As all parties arrive at the address of the gothic, slightly Victorian house, the setting appears ready to spook, though from the street it seems quite ordinary, though what might seem innocent is in fact ruthlessly evil. After all, the household was a murder-suicide bloodbath, of several children dying all for one’s twisted religious views. Once inside Walston carries on in a flamboyant manner, with twirls of hand movements, and highly technical realistic hologram creatures made to the bravest soul to shudder in fear, nearly wetting themselves. Once show time arrives, the students find their places and so does Darrode’s ghost in the machine (pun intended) and corrupts the computer system resulting in some of the cast missing graduation. Soon the doors lock, windows too, all cell phones cease activity and the outside world vanishes and the house of death now advances to claim more lives, zeroing in on the child that once escaped – Claire. Walston, brings the much-needed flavor to the film, to keep it running smoothly, as he seems to pay subtle hints of homage to both Vincent Price and Geoffrey Rush both who starred in their own versions of a haunted house, known as House on Haunted Hill (1959 and 1999 respectively). In addition, he adds personal traits to the mysterious wealthy executive with infamous haunted houses, pushing the fun and bizarreness elements a bit closer to the edge, and herein taking a luxurious bow to Gomez Addams. A bit of real life truth, a haunted house that contains both antique pieces used in real killings and the potential spirits attached to them, or that actually location was a place of grimness and murders, such an Eastern State Penitentiary in Philadelphia, Pennsylvania.
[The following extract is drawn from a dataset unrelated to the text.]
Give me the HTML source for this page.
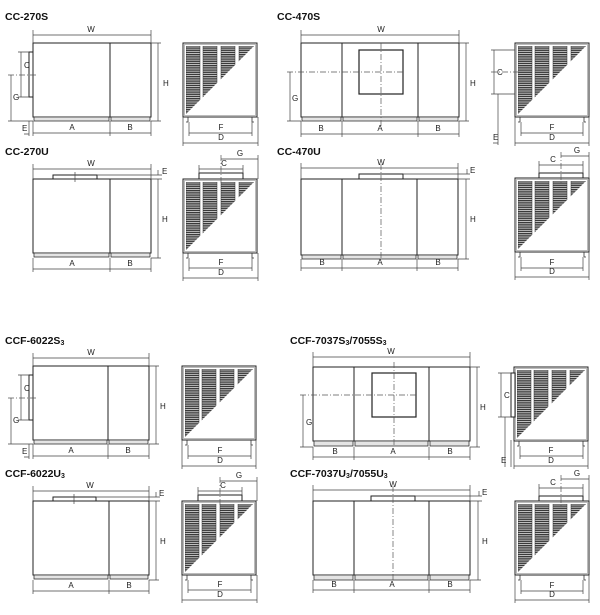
<!DOCTYPE html>
<html><head><meta charset="utf-8"><style>
html,body{margin:0;padding:0;background:#fff;}
svg{display:block;}
text{font-family:"Liberation Sans",sans-serif;font-size:8px;fill:#222;}
.t{font-size:10.5px;font-weight:bold;fill:#111;}
.b{fill:#fff;stroke:#222;stroke-width:1;}
.s{fill:#e4e4e4;stroke:#333;stroke-width:0.8;}
.d{stroke:#444;stroke-width:0.7;fill:none;}
.c{stroke:#555;stroke-width:0.7;fill:none;stroke-dasharray:6,2,1,2;}
</style></head><body>
<svg width="600" height="615" viewBox="0 0 600 615" xmlns="http://www.w3.org/2000/svg">
<defs>
<clipPath id="tri"><polygon points="3,71 3,3 71,3"/></clipPath>
<pattern id="lv" width="4" height="2.2" patternUnits="userSpaceOnUse"><rect width="4" height="2.2" fill="#ddd"/><rect width="4" height="1.4" fill="#3a3a3a"/></pattern>
<g id="side">
<rect x="0" y="0" width="74" height="74" fill="#fff" stroke="#222" stroke-width="1"/>
<rect x="1.5" y="1.5" width="71" height="71" fill="none" stroke="#bbb" stroke-width="1"/>
<g clip-path="url(#tri)">
<rect x="3" y="3" width="14" height="68" fill="url(#lv)" stroke="#333" stroke-width="0.5"/>
<rect x="20" y="3" width="14" height="68" fill="url(#lv)" stroke="#333" stroke-width="0.5"/>
<rect x="38" y="3" width="14" height="68" fill="url(#lv)" stroke="#333" stroke-width="0.5"/>
<rect x="56" y="3" width="15" height="68" fill="url(#lv)" stroke="#333" stroke-width="0.5"/>
</g>
<path d="M5,74 V79 M69,74 V79 M5,79 H3 M69,79 H71" stroke="#333" stroke-width="0.8" fill="none"/>
</g>
</defs>

<!-- ===== CC-270S ===== -->
<g id="d270s">
<text class="t" x="5" y="20">CC-270S</text>
<rect class="b" x="33" y="43" width="118" height="74"/>
<line class="d" x1="110" y1="43" x2="110" y2="117" style="stroke:#222;stroke-width:1"/>
<rect class="s" x="34" y="117" width="75" height="4"/><rect class="s" x="111" y="117" width="39" height="4"/>
<rect class="b" x="29" y="52" width="4" height="45"/>
<path class="d" d="M33,35 H151 M33,30 V43 M151,30 V43"/>
<text x="91" y="32" text-anchor="middle">W</text>
<path class="d" d="M151,43 H161 M151,121 H161 M158,43 V121"/>
<text x="163" y="86">H</text>
<path class="d" d="M18,52 H29 M18,97 H29 M21,52 V97"/>
<text x="24" y="68">C</text>
<path class="c" d="M8,75 H37"/>
<path class="d" d="M11,75 V121 M8,121 H33"/>
<text x="13" y="100">G</text>
<path class="d" d="M29,121 V136 M33,121 V136 M24,134 H29"/>
<text x="22" y="131">E</text>
<path class="d" d="M33,133 H151 M110,121 V136 M151,121 V136"/>
<text x="72" y="130" text-anchor="middle">A</text><text x="130" y="130" text-anchor="middle">B</text>
<use href="#side" x="183" y="43"/>
<path class="d" d="M189,122 V136 M252,122 V136 M189,133 H252 M183,117 V146 M258,117 V146 M183,143 H258"/>
<text x="221" y="130" text-anchor="middle">F</text><text x="221" y="140" text-anchor="middle">D</text>
</g>

<!-- ===== CC-270U ===== -->
<g id="d270u">
<text class="t" x="5" y="155">CC-270U</text>
<rect class="b" x="33" y="179" width="118" height="74"/>
<line x1="110" y1="179" x2="110" y2="253" stroke="#222" stroke-width="1"/>
<rect class="s" x="34" y="253" width="75" height="4"/><rect class="s" x="111" y="253" width="39" height="4"/>
<rect class="b" x="53" y="175" width="44" height="4"/>
<path class="d" d="M75,172 V182"/>
<path class="d" d="M33,169 H151 M33,164 V179 M151,164 V179"/>
<text x="91" y="166" text-anchor="middle">W</text>
<path class="d" d="M97,175 H162 M151,179 H162 M158,170 V175"/>
<text x="162" y="174">E</text>
<path class="d" d="M158,179 V258 M151,258 H161"/>
<text x="162" y="222">H</text>
<path class="d" d="M33,269 H151 M33,258 V272 M110,258 V272 M151,258 V272"/>
<text x="72" y="266" text-anchor="middle">A</text><text x="130" y="266" text-anchor="middle">B</text>
<use href="#side" x="183" y="179"/>
<rect class="b" x="199" y="173" width="44" height="6"/>
<path class="d" d="M199,169 H243 M199,165 V173 M243,165 V173 M221,159 H258 M258,155 V179"/>
<path class="c" d="M221,155 V185"/>
<text x="224" y="166" text-anchor="middle">C</text><text x="240" y="156" text-anchor="middle">G</text>
<path class="d" d="M189,258 V271 M252,258 V271 M189,268 H252 M183,253 V281 M258,253 V281 M183,278 H258"/>
<text x="221" y="265" text-anchor="middle">F</text><text x="221" y="275" text-anchor="middle">D</text>
</g>

<!-- ===== CC-470S ===== -->
<g>
<text class="t" x="277" y="20">CC-470S</text>
<rect class="b" x="301" y="43" width="158" height="74"/>
<path d="M342,43 V117 M418,43 V117" stroke="#222" stroke-width="1"/>
<rect class="s" x="302" y="117" width="39" height="4"/><rect class="s" x="343" y="117" width="74" height="4"/><rect class="s" x="419" y="117" width="39" height="4"/>
<rect x="359" y="50" width="44" height="44" fill="none" stroke="#222" stroke-width="1.2"/>
<path class="c" d="M381,43 V128 M287,72 H405"/>
<path class="d" d="M301,35 H459 M301,30 V43 M459,30 V43"/>
<text x="381" y="32" text-anchor="middle">W</text>
<path class="d" d="M459,43 H469 M459,121 H469 M466,43 V121"/>
<text x="470" y="86">H</text>
<path class="d" d="M290,72 V121 M287,121 H301"/>
<text x="292" y="101">G</text>
<path class="d" d="M301,134 H459 M301,121 V137 M342,121 V137 M418,121 V137 M459,121 V137"/>
<text x="321" y="131" text-anchor="middle">B</text><text x="380" y="131" text-anchor="middle">A</text><text x="438" y="131" text-anchor="middle">B</text>
<use href="#side" x="515" y="43"/>
<path class="d" d="M491,50 H515 M491,94 H515 M494,50 V94 M498,94 V145 M493,143 H498"/>
<path class="c" d="M491,72 H520"/>
<text x="497" y="75">C</text><text x="493" y="140">E</text>
<path class="d" d="M521,122 V136 M583,122 V136 M521,133 H583 M515,117 V146 M589,117 V146 M515,143 H589"/>
<text x="552" y="130" text-anchor="middle">F</text><text x="552" y="140" text-anchor="middle">D</text>
</g>

<!-- ===== CC-470U ===== -->
<g id="d470u">
<text class="t" x="277" y="155">CC-470U</text>
<g id="f470u">
<rect class="b" x="301" y="179" width="157" height="76"/>
<path d="M342,179 V255 M417,179 V255" stroke="#222" stroke-width="1"/>
<rect class="s" x="302" y="255" width="39" height="4"/><rect class="s" x="343" y="255" width="73" height="4"/><rect class="s" x="418" y="255" width="39" height="4"/>
<rect class="b" x="359" y="174" width="44" height="5"/>
<path class="c" d="M381,164 V259"/>
<path class="d" d="M301,168 H458 M301,163 V179 M458,163 V179"/>
<text x="381" y="165" text-anchor="middle">W</text>
<path class="d" d="M403,174 H470 M458,179 H470 M467,169 V174"/>
<text x="470" y="173">E</text>
<path class="d" d="M466,179 V259 M458,259 H469"/>
<text x="470" y="222">H</text>
<path class="d" d="M301,268 H458 M301,259 V271 M342,259 V271 M417,259 V271 M458,259 V271"/>
<text x="322" y="265" text-anchor="middle">B</text><text x="380" y="265" text-anchor="middle">A</text><text x="438" y="265" text-anchor="middle">B</text>
</g>
<g id="s470u">
<use href="#side" x="515" y="178"/>
<rect class="b" x="539" y="173" width="44" height="5"/>
<path class="d" d="M539,165 H583 M539,161 V173 M583,161 V173 M561,156 H589 M589,152 V178"/>
<path class="c" d="M561,152 V185"/>
<text x="553" y="162" text-anchor="middle">C</text><text x="577" y="153" text-anchor="middle">G</text>
<path class="d" d="M521,257 V271 M583,257 V271 M521,268 H583 M515,252 V280 M589,252 V280 M515,277 H589"/>
<text x="552" y="265" text-anchor="middle">F</text><text x="552" y="274" text-anchor="middle">D</text>
</g>
</g>

<!-- ===== CCF-6022S3 ===== -->
<g transform="translate(0,323)">
<text class="t" x="5" y="21">CCF-6022S<tspan font-size="7" dy="1">3</tspan></text>
<rect class="b" x="33" y="43" width="116" height="74"/>
<line x1="108" y1="43" x2="108" y2="117" stroke="#222" stroke-width="1"/>
<rect class="s" x="34" y="117" width="73" height="4"/><rect class="s" x="109" y="117" width="39" height="4"/>
<rect class="b" x="29" y="52" width="4" height="45"/>
<path class="d" d="M33,35 H149 M33,30 V43 M149,30 V43"/>
<text x="91" y="32" text-anchor="middle">W</text>
<path class="d" d="M149,43 H159 M149,121 H159 M156,43 V121"/>
<text x="160" y="86">H</text>
<path class="d" d="M18,52 H29 M18,97 H29 M21,52 V97"/>
<text x="24" y="68">C</text>
<path class="c" d="M8,75 H37"/>
<path class="d" d="M11,75 V121 M8,121 H33"/>
<text x="13" y="100">G</text>
<path class="d" d="M29,121 V136 M33,121 V136 M24,134 H29"/>
<text x="22" y="131">E</text>
<path class="d" d="M33,133 H149 M108,121 V136 M149,121 V136"/>
<text x="71" y="130" text-anchor="middle">A</text><text x="128" y="130" text-anchor="middle">B</text>
<use href="#side" x="182" y="43"/>
<path class="d" d="M188,122 V136 M251,122 V136 M188,133 H251 M182,117 V146 M256,117 V146 M182,143 H256"/>
<text x="220" y="130" text-anchor="middle">F</text><text x="220" y="140" text-anchor="middle">D</text>
</g>

<!-- ===== CCF-6022U3 ===== -->
<g transform="translate(-1,322)">
<text class="t" x="6" y="155">CCF-6022U<tspan font-size="7" dy="1">3</tspan></text>
<rect class="b" x="34" y="179" width="116" height="74"/>
<line x1="110" y1="179" x2="110" y2="253" stroke="#222" stroke-width="1"/>
<rect class="s" x="35" y="253" width="74" height="4"/><rect class="s" x="111" y="253" width="38" height="4"/>
<rect class="b" x="54" y="175" width="43" height="4"/>
<path class="d" d="M75,172 V182"/>
<path class="d" d="M34,169 H150 M34,164 V179 M150,164 V179"/>
<text x="91" y="166" text-anchor="middle">W</text>
<path class="d" d="M97,175 H161 M150,179 H161 M157,170 V175"/>
<text x="160" y="174">E</text>
<path class="d" d="M157,179 V258 M150,258 H160"/>
<text x="161" y="222">H</text>
<path class="d" d="M34,269 H150 M34,258 V272 M110,258 V272 M150,258 V272"/>
<text x="72" y="266" text-anchor="middle">A</text><text x="130" y="266" text-anchor="middle">B</text>
<use href="#side" x="183" y="179"/>
<rect class="b" x="199" y="173" width="44" height="6"/>
<path class="d" d="M199,169 H243 M199,165 V173 M243,165 V173 M221,159 H258 M258,155 V179"/>
<path class="c" d="M221,155 V185"/>
<text x="224" y="166" text-anchor="middle">C</text><text x="240" y="156" text-anchor="middle">G</text>
<path class="d" d="M189,258 V271 M252,258 V271 M189,268 H252 M183,253 V281 M258,253 V281 M183,278 H258"/>
<text x="221" y="265" text-anchor="middle">F</text><text x="221" y="275" text-anchor="middle">D</text>
</g>

<!-- ===== CCF-7037S3/7055S3 ===== -->
<g>
<text class="t" x="290" y="344">CCF-7037S<tspan font-size="7" dy="1">3</tspan><tspan dy="-1">/7055S</tspan><tspan font-size="7" dy="1">3</tspan></text>
<rect class="b" x="313" y="367" width="157" height="74"/>
<path d="M354,367 V441 M429,367 V441" stroke="#222" stroke-width="1"/>
<rect class="s" x="314" y="441" width="39" height="5"/><rect class="s" x="355" y="441" width="73" height="5"/><rect class="s" x="430" y="441" width="39" height="5"/>
<rect x="372" y="373" width="44" height="44" fill="none" stroke="#222" stroke-width="1.2"/>
<path class="c" d="M394,362 V447 M300,395 H418"/>
<path class="d" d="M313,357 H470 M313,352 V367 M470,352 V367"/>
<text x="391" y="354" text-anchor="middle">W</text>
<path class="d" d="M470,367 H480 M470,447 H480 M477,367 V447"/>
<text x="480" y="410">H</text>
<path class="d" d="M303,395 V447 M300,447 H313"/>
<text x="306" y="425">G</text>
<path class="d" d="M313,457 H470 M313,447 V460 M354,447 V460 M429,447 V460 M470,447 V460"/>
<text x="335" y="454" text-anchor="middle">B</text><text x="393" y="454" text-anchor="middle">A</text><text x="450" y="454" text-anchor="middle">B</text>
<use href="#side" x="514" y="367"/>
<rect class="b" x="511" y="373" width="4" height="44"/>
<path class="d" d="M498,373 H511 M498,417 H511 M501,373 V417 M505,417 V467 M511,440 V467"/>
<text x="504" y="398">C</text><text x="501" y="463">E</text>
<path class="d" d="M520,446 V459 M583,446 V459 M520,456 H583 M514,441 V469 M588,441 V469 M514,466 H588"/>
<text x="551" y="453" text-anchor="middle">F</text><text x="551" y="463" text-anchor="middle">D</text>
</g>

<!-- ===== CCF-7037U3/7055U3 ===== -->
<text class="t" x="290" y="477">CCF-7037U<tspan font-size="7" dy="1">3</tspan><tspan dy="-1">/7055U</tspan><tspan font-size="7" dy="1">3</tspan></text>
<g transform="translate(12,322)">
<rect class="b" x="301" y="179" width="157" height="74"/>
<path d="M342,179 V253 M417,179 V253" stroke="#222" stroke-width="1"/>
<rect class="s" x="302" y="253" width="39" height="5"/><rect class="s" x="343" y="253" width="73" height="5"/><rect class="s" x="418" y="253" width="39" height="5"/>
<rect class="b" x="359" y="174" width="44" height="5"/>
<path class="c" d="M381,164 V258"/>
<path class="d" d="M301,168 H458 M301,163 V179 M458,163 V179"/>
<text x="381" y="165" text-anchor="middle">W</text>
<path class="d" d="M403,174 H470 M458,179 H470 M467,169 V174"/>
<text x="470" y="173">E</text>
<path class="d" d="M466,179 V258 M458,258 H469"/>
<text x="470" y="222">H</text>
<path class="d" d="M301,268 H458 M301,258 V271 M342,258 V271 M417,258 V271 M458,258 V271"/>
<text x="322" y="265" text-anchor="middle">B</text><text x="380" y="265" text-anchor="middle">A</text><text x="438" y="265" text-anchor="middle">B</text>
</g>
<g transform="translate(0,323)">
<use href="#side" x="515" y="178"/>
<rect class="b" x="539" y="173" width="44" height="5"/>
<path class="d" d="M539,165 H583 M539,161 V173 M583,161 V173 M561,156 H589 M589,152 V178"/>
<path class="c" d="M561,152 V185"/>
<text x="553" y="162" text-anchor="middle">C</text><text x="577" y="153" text-anchor="middle">G</text>
<path class="d" d="M521,257 V271 M583,257 V271 M521,268 H583 M515,252 V280 M589,252 V280 M515,277 H589"/>
<text x="552" y="265" text-anchor="middle">F</text><text x="552" y="274" text-anchor="middle">D</text>
</g>
</svg>
</body></html>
Darin’s film never takes the center stage in a serious manner, knowing the CGI effects extends to the extreme a tad too much, and yet it stretches as if in carnival funhouse mirror. The low budget for Dark House uses all it has a springboard to roll the dice to whatever murderous villains the house generates, such as Executioner (Stephen Walter) and Brutal Butcher (R.A Mihailoff) cause brutal insanity within the trapped individuals inside the household.

This film leans more to a horror comedy that likely finds a home on either Syfy or Chiller network, and has taken residence on Popcorn Flix and Hulu, for a quite some time, overall the production value, mixed with acting comes down halfway, and resulting in passing a lazy afternoon with a gross, sloppy, and gory enjoyable film.